COLLECTED DATA:
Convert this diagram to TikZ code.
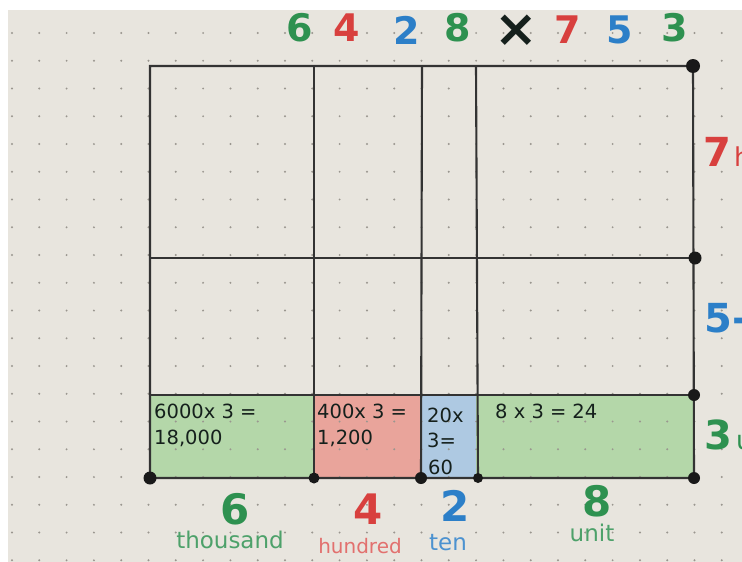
\documentclass[tikz,border=0pt]{standalone}
\usepackage{fontspec}
\setmainfont{DejaVu Sans}
\definecolor{paper}{HTML}{E8E5DE}
\definecolor{dotc}{HTML}{9A968F}
\definecolor{pgreen}{HTML}{2E9150}
\definecolor{pred}{HTML}{D8403E}
\definecolor{pblue}{HTML}{2C7FC8}
\definecolor{fgreen}{HTML}{B4D7A9}
\definecolor{fred}{HTML}{E9A49B}
\definecolor{fblue}{HTML}{AEC9E2}
\definecolor{ink}{HTML}{15201C}
\definecolor{gline}{HTML}{333333}
\tikzset{
  bigdigit/.style={inner sep=0pt, font=\fontsize{38}{38}\selectfont\bfseries},
  lowdigit/.style={inner sep=0pt, font=\fontsize{42}{42}\selectfont\bfseries},
  sidedigit/.style={inner sep=0pt, anchor=west, font=\fontsize{40}{40}\selectfont\bfseries},
  celltext/.style={inner sep=0pt, anchor=base west, text=ink, font=\fontsize{19.5}{19.5}\selectfont},
  word/.style={inner sep=0pt, font=\fontsize{23}{23}\selectfont},
  gridline/.style={draw=gline, line width=2.1pt},
  blob/.style={fill=black!90}
}
\begin{document}
\begin{tikzpicture}[x=1pt,y=-1pt]
\useasboundingbox (0,0) rectangle (742,562);
\fill[white] (0,0) rectangle (742,562);
\fill[paper] (8,10) rectangle (742,562);
% coordinates of the grid
\coordinate (tl) at (150,66);  \coordinate (t1) at (314,66);  \coordinate (t2) at (422,66);  \coordinate (t3) at (476,66);  \coordinate (tr) at (693,66);
\coordinate (ml) at (150,258); \coordinate (mr) at (695,258);
\coordinate (bl) at (150,395); \coordinate (b1) at (314,395); \coordinate (b2) at (422,395); \coordinate (b3) at (476,395); \coordinate (br) at (694,395);
\coordinate (zl) at (150,478); \coordinate (z1) at (314,478); \coordinate (z2) at (421,478); \coordinate (z3) at (478,478); \coordinate (zr) at (694,478);
% coloured cells
\fill[fgreen] (bl) rectangle (z1);
\fill[fred] (b1) rectangle (z2);
\fill[fblue] (b2) rectangle (z3);
\fill[fgreen] (b3) rectangle (zr);
% dot paper
\begin{scope}
\clip (8,10) rectangle (742,562);
\foreach \i in {0,...,27} {
  \foreach \j in {0,...,19} {
    \fill[dotc] ({12+27.3*\i},{33+27.75*\j}) circle (1.1);
  }
}
\end{scope}
% grid lines
\draw[gridline] (tl) -- (tr) -- (zr) -- (zl) -- cycle;
\draw[gridline] (ml) -- (mr);
\draw[gridline] (bl) -- (br);
\draw[gridline] (t1) -- (z1);
\draw[gridline] (t2) -- (z2);
\draw[gridline] (t3) -- (z3);
% blobs
\fill[blob] (tr) circle (7);
\fill[blob] (mr) circle (6.5);
\fill[blob] (br) circle (6);
\fill[blob] (zr) circle (6);
\fill[blob] (zl) circle (6.5);
\fill[blob] (z1) circle (5.5);
\fill[blob] (z2) circle (6);
\fill[blob] (z3) circle (5);
% top multiplication
\node[bigdigit, text=pgreen] (d6) at (300,28) {6};
\node[bigdigit, text=pred]   (d4) at (347,28) {4};
\node[bigdigit, text=pblue]  (d2) at (407,30) {2};
\node[bigdigit, text=pgreen] (d8) at (458,28) {8};
\node[bigdigit, text=ink, font=\fontsize{52}{52}\selectfont\bfseries] (dx) at (516,31) {×};
\node[bigdigit, text=pred]   (d7) at (568,30) {7};
\node[bigdigit, text=pblue]  (d5) at (620,30) {5};
\node[bigdigit, text=pgreen] (d3) at (675,28) {3};
% right side labels (cut by the page edge, as in the photo)
\begin{scope}
\clip (0,0) rectangle (742,562);
\node[sidedigit, text=pred]   (r7) at (703,152) {7\kern3pt\fontsize{26}{26}\selectfont\mdseries h};
\node[sidedigit, text=pblue]  (r5) at (704,318) {5-};
\node[sidedigit, text=pgreen] (r3) at (704,435) {3\kern4pt\fontsize{26}{26}\selectfont\mdseries u};
\end{scope}
% cell texts
\node[celltext] (c1a) at (154,418) {6000x 3 =};
\node[celltext] (c1b) at (154,444) {18,000};
\node[celltext] (c2a) at (317,418) {400x 3 =};
\node[celltext] (c2b) at (317,444) {1,200};
\node[celltext] (c3a) at (427,422) {20x};
\node[celltext] (c3b) at (427,447) {3=};
\node[celltext] (c3c) at (428,474) {60};
\node[celltext] (c4a) at (495,418) {8 x 3 =\kern6pt 24};
% bottom labels
\node[lowdigit, text=pgreen] (n6) at (235,509) {6};
\node[word, text=pgreen!85!white] (w6) at (230,540) {thousand};
\node[lowdigit, text=pred] (n4) at (368,509) {4};
\node[word, text=pred!75!white, font=\fontsize{20}{20}\selectfont] (w4) at (360,546) {hundred};
\node[lowdigit, text=pblue] (n2) at (455,506) {2};
\node[word, text=pblue!85!white] (w2) at (448,543) {ten};
\node[lowdigit, text=pgreen] (n8) at (597,501) {8};
\node[word, text=pgreen!85!white] (w8) at (592,533) {unit};
\end{tikzpicture}
\end{document}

WRITTEN EXERCISE:
Write out the full set of lines verbatim, without the pictures.

FINAL ANSWER:
Convert this diagram to TikZ code.
\documentclass[tikz,border=0pt]{standalone}
\usepackage{fontspec}
\setmainfont{DejaVu Sans}
\definecolor{paper}{HTML}{E8E5DE}
\definecolor{dotc}{HTML}{9A968F}
\definecolor{pgreen}{HTML}{2E9150}
\definecolor{pred}{HTML}{D8403E}
\definecolor{pblue}{HTML}{2C7FC8}
\definecolor{fgreen}{HTML}{B4D7A9}
\definecolor{fred}{HTML}{E9A49B}
\definecolor{fblue}{HTML}{AEC9E2}
\definecolor{ink}{HTML}{15201C}
\definecolor{gline}{HTML}{333333}
\tikzset{
  bigdigit/.style={inner sep=0pt, font=\fontsize{38}{38}\selectfont\bfseries},
  lowdigit/.style={inner sep=0pt, font=\fontsize{42}{42}\selectfont\bfseries},
  sidedigit/.style={inner sep=0pt, anchor=west, font=\fontsize{40}{40}\selectfont\bfseries},
  celltext/.style={inner sep=0pt, anchor=base west, text=ink, font=\fontsize{19.5}{19.5}\selectfont},
  word/.style={inner sep=0pt, font=\fontsize{23}{23}\selectfont},
  gridline/.style={draw=gline, line width=2.1pt},
  blob/.style={fill=black!90}
}
\begin{document}
\begin{tikzpicture}[x=1pt,y=-1pt]
\useasboundingbox (0,0) rectangle (742,562);
\fill[white] (0,0) rectangle (742,562);
\fill[paper] (8,10) rectangle (742,562);
% coordinates of the grid
\coordinate (tl) at (150,66);  \coordinate (t1) at (314,66);  \coordinate (t2) at (422,66);  \coordinate (t3) at (476,66);  \coordinate (tr) at (693,66);
\coordinate (ml) at (150,258); \coordinate (mr) at (695,258);
\coordinate (bl) at (150,395); \coordinate (b1) at (314,395); \coordinate (b2) at (422,395); \coordinate (b3) at (476,395); \coordinate (br) at (694,395);
\coordinate (zl) at (150,478); \coordinate (z1) at (314,478); \coordinate (z2) at (421,478); \coordinate (z3) at (478,478); \coordinate (zr) at (694,478);
% coloured cells
\fill[fgreen] (bl) rectangle (z1);
\fill[fred] (b1) rectangle (z2);
\fill[fblue] (b2) rectangle (z3);
\fill[fgreen] (b3) rectangle (zr);
% dot paper
\begin{scope}
\clip (8,10) rectangle (742,562);
\foreach \i in {0,...,27} {
  \foreach \j in {0,...,19} {
    \fill[dotc] ({12+27.3*\i},{33+27.75*\j}) circle (1.1);
  }
}
\end{scope}
% grid lines
\draw[gridline] (tl) -- (tr) -- (zr) -- (zl) -- cycle;
\draw[gridline] (ml) -- (mr);
\draw[gridline] (bl) -- (br);
\draw[gridline] (t1) -- (z1);
\draw[gridline] (t2) -- (z2);
\draw[gridline] (t3) -- (z3);
% blobs
\fill[blob] (tr) circle (7);
\fill[blob] (mr) circle (6.5);
\fill[blob] (br) circle (6);
\fill[blob] (zr) circle (6);
\fill[blob] (zl) circle (6.5);
\fill[blob] (z1) circle (5.5);
\fill[blob] (z2) circle (6);
\fill[blob] (z3) circle (5);
% top multiplication
\node[bigdigit, text=pgreen] (d6) at (300,28) {6};
\node[bigdigit, text=pred]   (d4) at (347,28) {4};
\node[bigdigit, text=pblue]  (d2) at (407,30) {2};
\node[bigdigit, text=pgreen] (d8) at (458,28) {8};
\node[bigdigit, text=ink, font=\fontsize{52}{52}\selectfont\bfseries] (dx) at (516,31) {×};
\node[bigdigit, text=pred]   (d7) at (568,30) {7};
\node[bigdigit, text=pblue]  (d5) at (620,30) {5};
\node[bigdigit, text=pgreen] (d3) at (675,28) {3};
% right side labels (cut by the page edge, as in the photo)
\begin{scope}
\clip (0,0) rectangle (742,562);
\node[sidedigit, text=pred]   (r7) at (703,152) {7\kern3pt\fontsize{26}{26}\selectfont\mdseries h};
\node[sidedigit, text=pblue]  (r5) at (704,318) {5-};
\node[sidedigit, text=pgreen] (r3) at (704,435) {3\kern4pt\fontsize{26}{26}\selectfont\mdseries u};
\end{scope}
% cell texts
\node[celltext] (c1a) at (154,418) {6000x 3 =};
\node[celltext] (c1b) at (154,444) {18,000};
\node[celltext] (c2a) at (317,418) {400x 3 =};
\node[celltext] (c2b) at (317,444) {1,200};
\node[celltext] (c3a) at (427,422) {20x};
\node[celltext] (c3b) at (427,447) {3=};
\node[celltext] (c3c) at (428,474) {60};
\node[celltext] (c4a) at (495,418) {8 x 3 =\kern6pt 24};
% bottom labels
\node[lowdigit, text=pgreen] (n6) at (235,509) {6};
\node[word, text=pgreen!85!white] (w6) at (230,540) {thousand};
\node[lowdigit, text=pred] (n4) at (368,509) {4};
\node[word, text=pred!75!white, font=\fontsize{20}{20}\selectfont] (w4) at (360,546) {hundred};
\node[lowdigit, text=pblue] (n2) at (455,506) {2};
\node[word, text=pblue!85!white] (w2) at (448,543) {ten};
\node[lowdigit, text=pgreen] (n8) at (597,501) {8};
\node[word, text=pgreen!85!white] (w8) at (592,533) {unit};
\end{tikzpicture}
\end{document}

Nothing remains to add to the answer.